Why is Big Bang Nucleosynthesis favored over Stellar Nucleosynthesis?

We know that a hot soup of plasma as it cools (as space expands) can produce light elements if the baryon-photon ratio is just right and the space expands quickly enough so that the neutrons and protons fall out of equilibrium - a theory advocated by Ralph Alpher. We also know that Deuterium and Helium can be produced by fusion of hydrogen atoms in stars, a theory advocated by Fred Hoyle. The internet is full of articles that tell us that BBN is one of the pillars of Cosmology, but I can't find a single one that says why it's favored over Stellar Nucleosynthesis.

Please explain the reason/evidence for preferring BBN over Stellar nucleosynthesis for the production of light elements.

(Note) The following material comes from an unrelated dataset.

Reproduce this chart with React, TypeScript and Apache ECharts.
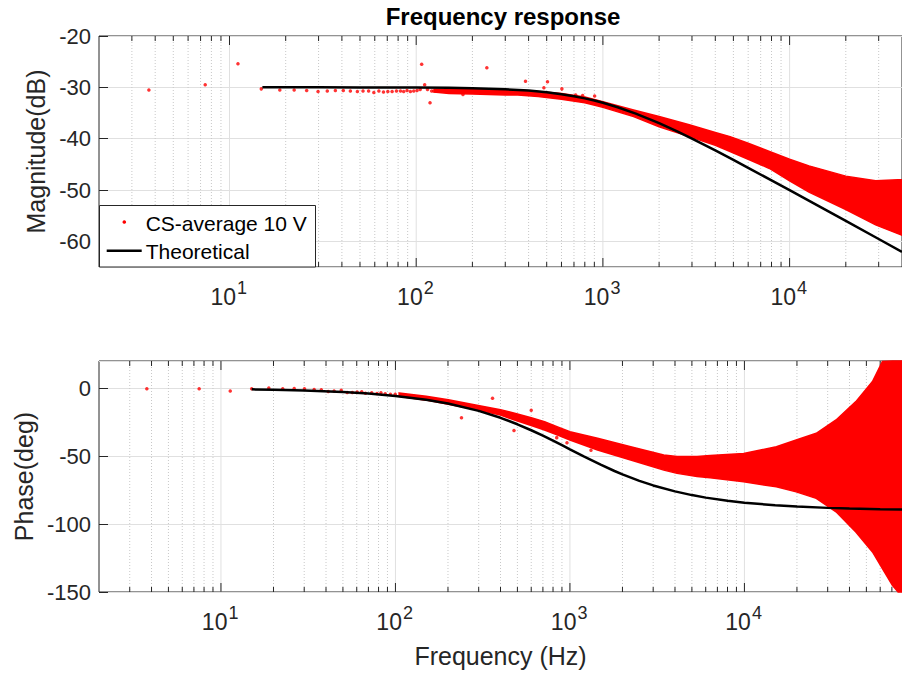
import React, { useEffect, useRef } from "react";
import * as echarts from "echarts";

const FONT = "'Liberation Sans', Arial, Helvetica, sans-serif";
const AXIS_COLOR = "#262626";
const RED = "#ff0000";
const MAJOR_GRID = "#e0e0e0";
const MINOR_GRID = "#c8c8c8";

// ---------- Magnitude (dB) ----------
const magMeasuredPoints: [number, number][] = [
  [3.7, -30.5], [7.41, -29.5], [11.1, -25.4], [14.8, -30.3], [18.6, -30.5],
  [22.2, -30.5], [25.9, -30.6], [29.8, -30.8], [33.4, -30.7], [36.9, -30.6],
  [40.7, -30.6], [44.4, -30.7], [48.4, -30.8], [51.9, -30.7], [55.6, -30.7],
  [59.3, -31.0], [63.1, -30.7], [66.8, -30.9], [70.5, -30.8], [74.3, -30.8],
  [78.4, -30.7], [82.4, -30.7], [85.7, -30.8], [89.3, -30.6], [93.1, -30.8],
  [97, -30.7], [101, -30.6], [105, -30.4], [107, -25.5], [111, -29.5],
  [115, -30.4], [118.6, -33.0], [121, -30.7], [124, -30.7], [127, -30.7],
  [178, -31.4], [239, -26.2], [385, -28.8], [483, -30.1], [505, -28.9],
  [603, -30.3], [715, -31.5], [779, -31.6], [903, -31.7],
];
const magBandFreq = [125, 150, 200, 300, 350, 450, 600, 800, 1000, 1460, 2000, 2900, 4000, 4800, 6000, 7800, 10000, 12700, 20000, 28900, 38000, 40000];
const magBandUpper = [-30.4, -30.4, -30.4, -30.5, -30.5, -30.8, -31.2, -31.9, -32.8, -34.4, -35.7, -37.3, -38.8, -39.6, -40.9, -42.5, -44.0, -45.3, -47.3, -48.2, -48.0, -48.0];
const magBandLower = [-30.9, -31.2, -31.3, -31.5, -31.5, -31.8, -32.3, -33.0, -33.9, -35.7, -37.7, -39.6, -41.3, -42.5, -44.0, -45.8, -48.2, -50.4, -53.8, -56.8, -58.5, -58.8];

// ---------- Phase (deg) ----------
const phaseMeasuredPoints: [number, number][] = [
  [3.76, -0.5], [7.5, -0.5], [11.3, -2.0], [15.0, -0.5], [18.8, 0.2],
  [22.6, -0.5], [26.3, -0.2], [30.1, -0.5], [34.2, -0.9], [37.6, -1.2],
  [41.2, -2.4], [44.5, -2.0], [48.9, -1.6], [52.9, -3.2], [56.6, -3.2],
  [60.3, -2.9], [64.1, -2.7], [67.3, -3.7], [73.1, -3.4], [78.4, -3.9],
  [82.6, -3.4], [87.4, -4.2], [93.6, -4.4], [99.7, -4.4], [239, -21.7],
  [360, -7.4], [478, -31.2], [600, -16.2], [840, -36.4], [962, -40.1],
  [1320, -45.7],
];
const phaseBandFreq = [105, 150, 201, 298, 400, 482, 600, 715, 850, 1000, 1440, 2230, 3450, 4110, 5350, 6360, 9900, 15240, 19800, 25800, 33500, 43500, 54200, 61800, 70500, 76000, 80000];
const phaseBandUpper = [-3.5, -6.0, -8.6, -12.8, -15.8, -18.4, -21.8, -24.6, -28.5, -32.0, -36.9, -43.1, -49.2, -50.3, -50.2, -49.6, -48.0, -43.1, -38.1, -33.2, -23.4, -9.9, 4.9, 19.6, 20, 20, 20];
const phaseBandLower = [-6.0, -8.8, -11.8, -16.0, -19.8, -23.4, -27.5, -30.8, -34.5, -38.1, -45.5, -52.9, -60.3, -62.7, -65.0, -65.9, -68.9, -72.6, -76.3, -81.1, -91.0, -105.8, -120.5, -132.8, -145, -150, -150];

// ---------- Theoretical ----------
const theoryFreq = [15, 20, 30, 50, 70, 100, 150, 200, 300, 400, 500, 600, 700, 800, 900, 1000, 1200, 1500, 1800, 2000, 2500, 3000, 4000, 5000, 6000, 8000, 10000, 15000, 20000, 30000, 40000, 60000, 80000];
const theoryMag = [-30.0, -30.0, -30.0, -30.01, -30.02, -30.04, -30.1, -30.17, -30.38, -30.64, -30.97, -31.34, -31.74, -32.15, -32.57, -33.01, -33.87, -35.12, -36.28, -36.99, -38.6, -40.0, -42.3, -44.15, -45.68, -48.13, -50.04, -53.53, -56.03, -59.55, -62.04];
const theoryPhase = [-0.86, -1.15, -1.72, -2.86, -4.0, -5.71, -8.53, -11.31, -16.7, -21.8, -26.57, -30.96, -34.99, -38.66, -41.99, -45.0, -50.19, -56.31, -60.95, -63.43, -68.2, -71.57, -75.96, -78.69, -80.54, -82.87, -84.29, -86.19, -87.14, -88.09, -88.57, -89.05, -89.28];

// ---------- Axes ticks ----------
const xMajorTicks = [10, 100, 1000, 10000];
const xMajorExponents = ["1", "2", "3", "4"];
const xDecades = [1, 10, 100, 1000, 10000];
const xMinorMultipliers = [2, 3, 4, 5, 6, 7, 8, 9];
const xMin = 2;
const magXMax = 40000;
const phaseXMax = 80000;

function decorSeries(idx: number, xMax: number, yMin: number, yMax: number) {
  return {
    type: "custom",
    xAxisIndex: idx,
    yAxisIndex: idx,
    z: 1,
    silent: true,
    data: [0],
    renderItem: (params: any, api: any) => {
      const children: any[] = [];
      const minor: number[] = [];
      xDecades.forEach((d) =>
        xMinorMultipliers.forEach((m) => {
          const f = d * m;
          if (f > xMin && f < xMax) minor.push(f);
        })
      );
      minor.forEach((f) => {
        const t = api.coord([f, yMax]);
        const b = api.coord([f, yMin]);
        children.push({
          type: "line",
          shape: { x1: t[0], y1: t[1], x2: b[0], y2: b[1] },
          style: { stroke: MINOR_GRID, lineWidth: 1, lineDash: [1, 2] },
        });
        children.push({
          type: "line",
          shape: { x1: b[0], y1: b[1], x2: b[0], y2: b[1] - 5 },
          style: { stroke: AXIS_COLOR, lineWidth: 1 },
        });
        children.push({
          type: "line",
          shape: { x1: t[0], y1: t[1], x2: t[0], y2: t[1] + 5 },
          style: { stroke: AXIS_COLOR, lineWidth: 1 },
        });
      });
      xMajorTicks.forEach((f, i) => {
        if (f <= xMin || f >= xMax) return;
        const t = api.coord([f, yMax]);
        const b = api.coord([f, yMin]);
        children.push({
          type: "line",
          shape: { x1: t[0], y1: t[1], x2: b[0], y2: b[1] },
          style: { stroke: MAJOR_GRID, lineWidth: 1 },
        });
        children.push({
          type: "line",
          shape: { x1: b[0], y1: b[1], x2: b[0], y2: b[1] - 9 },
          style: { stroke: AXIS_COLOR, lineWidth: 1 },
        });
        children.push({
          type: "line",
          shape: { x1: t[0], y1: t[1], x2: t[0], y2: t[1] + 9 },
          style: { stroke: AXIS_COLOR, lineWidth: 1 },
        });
        children.push({
          type: "text",
          x: b[0] + 6.5,
          y: b[1] + 30,
          style: {
            text: "10",
            fontSize: 23,
            fontFamily: FONT,
            fill: AXIS_COLOR,
            align: "right",
            verticalAlign: "middle",
          },
        });
        children.push({
          type: "text",
          x: b[0] + 7.5,
          y: b[1] + 21,
          style: {
            text: xMajorExponents[i],
            fontSize: 18,
            fontFamily: FONT,
            fill: AXIS_COLOR,
            align: "left",
            verticalAlign: "middle",
          },
        });
      });
      return { type: "group", children };
    },
  };
}

function bandSeries(idx: number, freq: number[], upper: number[], lower: number[]) {
  return {
    type: "custom",
    xAxisIndex: idx,
    yAxisIndex: idx,
    z: 2,
    silent: true,
    data: freq.map((f, i) => [f, upper[i], lower[i]]),
    renderItem: (params: any, api: any) => {
      if (params.dataIndex !== 0) return null;
      const pts: number[][] = [];
      for (let i = 0; i < freq.length; i++) pts.push(api.coord([freq[i], upper[i]]));
      for (let i = freq.length - 1; i >= 0; i--) pts.push(api.coord([freq[i], lower[i]]));
      return {
        type: "polygon",
        shape: { points: pts },
        style: { fill: RED, stroke: RED, lineWidth: 1.5 },
      };
    },
  };
}

export default function App() {
  const ref = useRef<HTMLDivElement>(null);

  useEffect(() => {
    if (!ref.current) return;
    const chart = echarts.init(ref.current, undefined, { renderer: "svg" });

    const yLabel = { fontSize: 22, color: AXIS_COLOR, fontFamily: FONT, margin: 8 };
    const yName = { fontSize: 25, color: AXIS_COLOR, fontFamily: FONT };

    chart.setOption({
      animation: false,
      backgroundColor: "#ffffff",
      title: {
        text: "Frequency response",
        left: 503,
        top: 4,
        textAlign: "center",
        padding: 0,
        textStyle: { fontSize: 24, fontWeight: "bold", color: "#000", fontFamily: FONT },
      },
      grid: [
        { left: 99, top: 36, width: 807, height: 231, show: true, borderColor: AXIS_COLOR, borderWidth: 1, backgroundColor: "#fff" },
        { left: 99, top: 361, width: 807, height: 231, show: true, borderColor: AXIS_COLOR, borderWidth: 1, backgroundColor: "#fff" },
      ],
      xAxis: [
        {
          gridIndex: 0, type: "log", logBase: 10, min: xMin, max: magXMax,
          axisLine: { show: false }, axisTick: { show: false }, axisLabel: { show: false }, splitLine: { show: false },
        },
        {
          gridIndex: 1, type: "log", logBase: 10, min: xMin, max: phaseXMax,
          axisLine: { show: false }, axisTick: { show: false }, axisLabel: { show: false }, splitLine: { show: false },
          name: "Frequency (Hz)", nameLocation: "middle", nameGap: 51,
          nameTextStyle: { fontSize: 25, color: AXIS_COLOR, fontFamily: FONT },
        },
      ],
      yAxis: [
        {
          gridIndex: 0, type: "value", min: -65, max: -20, splitNumber: 5,
          axisLine: { show: false },
          axisTick: { show: true, inside: true, length: 9, lineStyle: { color: AXIS_COLOR } },
          axisLabel: { ...yLabel, showMinLabel: false },
          splitLine: { show: true, lineStyle: { color: MAJOR_GRID, width: 1 } },
          name: "Magnitude(dB)", nameLocation: "middle", nameGap: 47, nameTextStyle: yName,
        },
        {
          gridIndex: 1, type: "value", min: -150, max: 20, interval: 50,
          axisLine: { show: false },
          axisTick: { show: true, inside: true, length: 9, lineStyle: { color: AXIS_COLOR } },
          axisLabel: { ...yLabel, showMaxLabel: false },
          splitLine: { show: true, lineStyle: { color: MAJOR_GRID, width: 1 } },
          name: "Phase(deg)", nameLocation: "middle", nameGap: 60, nameTextStyle: yName,
        },
      ],
      series: [
        decorSeries(0, magXMax, -65, -20),
        decorSeries(1, phaseXMax, -150, 20),
        bandSeries(0, magBandFreq, magBandUpper, magBandLower),
        bandSeries(1, phaseBandFreq, phaseBandUpper, phaseBandLower),
        {
          name: "CS-average 10 V", type: "scatter", xAxisIndex: 0, yAxisIndex: 0, z: 3,
          symbolSize: 3.5, itemStyle: { color: RED }, data: magMeasuredPoints,
        },
        {
          name: "CS-average 10 V", type: "scatter", xAxisIndex: 1, yAxisIndex: 1, z: 3,
          symbolSize: 3.5, itemStyle: { color: RED }, data: phaseMeasuredPoints,
        },
        {
          name: "Theoretical", type: "line", xAxisIndex: 0, yAxisIndex: 0, z: 4,
          showSymbol: false, lineStyle: { color: "#000", width: 2.5 },
          data: theoryMag.map((v, i) => [theoryFreq[i], v]),
        },
        {
          name: "Theoretical", type: "line", xAxisIndex: 1, yAxisIndex: 1, z: 4,
          showSymbol: false, lineStyle: { color: "#000", width: 2.5 },
          data: theoryPhase.map((v, i) => [theoryFreq[i], v]),
        },
      ],
      graphic: [
        {
          type: "rect", z: 100, silent: true,
          shape: { x: 99.5, y: 205.5, width: 216, height: 61.5 },
          style: { fill: "#fff", stroke: AXIS_COLOR, lineWidth: 1 },
        },
        {
          type: "circle", z: 101, silent: true,
          shape: { cx: 124.3, cy: 222, r: 1.8 },
          style: { fill: RED },
        },
        {
          type: "line", z: 101, silent: true,
          shape: { x1: 106.7, y1: 250.7, x2: 141.7, y2: 250.7 },
          style: { stroke: "#000", lineWidth: 2.5 },
        },
        {
          type: "text", z: 101, silent: true, x: 145.7, y: 223,
          style: { text: "CS-average 10 V", fontSize: 21, fontFamily: FONT, fill: "#000", verticalAlign: "middle" },
        },
        {
          type: "text", z: 101, silent: true, x: 145.7, y: 251.3,
          style: { text: "Theoretical", fontSize: 21, fontFamily: FONT, fill: "#000", verticalAlign: "middle" },
        },
      ],
    });

    return () => chart.dispose();
  }, []);

  return (
    <div
      ref={ref}
      style={{ position: "fixed", left: 0, top: 0, width: 902, height: 675, background: "#fff" }}
    />
  );
}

• isn't it just basically "the ratio of heavy elements to helium is too low for stellar nucleosynthesis"? Mar 29, 2021 at 20:48
• @JerrySchirmer - It could be, if the statement is followed by "because..." and then an explanation of why it's too low. This is the part that seems to be missing from the public documents available. Mar 29, 2021 at 21:04
• Wait, how does this paper have only 305 citations!? I mean, it's a great paper, and the author list just kills it! ui.adsabs.harvard.edu/abs/1948PhRv...73..803A/abstract Mar 29, 2021 at 21:09
• @KyleOman: you'd expect that with Hans Bethe being the second author on that! Mar 29, 2021 at 21:41

Deuterium and lithium are generally destroyed by nuclear reactions inside stars. They fuse at lower temperatures (about $$10^6$$ K and $$3\times 10^6$$ K for D and 7Li respectively) than the $$>10^7$$ K it takes to convert hydrogen into helium.